The book is structured as 38 short essays of two to five pages each, offering accessible vignettes of vivid, compelling characters in the Arab Spring.
The book’s title character, the Naked Blogger of Cairo, is Aliaa al-Mahdy, a blogger and Communication student from the American University in Cairo who famously posted a full frontal nude photo of herself online, along with her political beliefs.
“It created a huge scandal,” says Kraidy, “and one of the things that scandal does is to bring clarity to a political struggle. Every political actor in Egypt then had to make a statement about it, and so some people who had been silent became vocal about their political views and agendas.”

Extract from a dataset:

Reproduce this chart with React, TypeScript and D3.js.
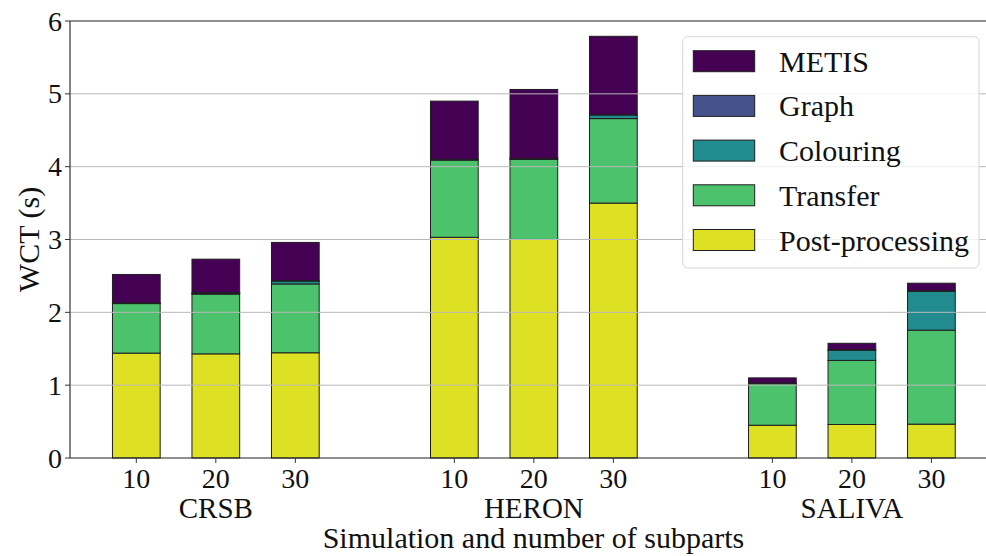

Other characters in the book include Sprayman, a mythical character who sprays graffiti at night; Captain Khobza (Captain Bread), a super hero fighting the hunger and poverty caused by corruption, pillage, and repression; and Qahera, a Muslim feminist superhero who lassoes Western activists who want to “save” Muslim women.
Says Kraidy, “What all of these people do is they show one basic thing: When you turn your own body into an instrument of political struggle, and you do it well in a way that makes it visible that compels people to pay attention, then you can achieve things that you otherwise could not.”
The Naked Blogger of Cairo is available now from Harvard University Press and will be available widely on June 6.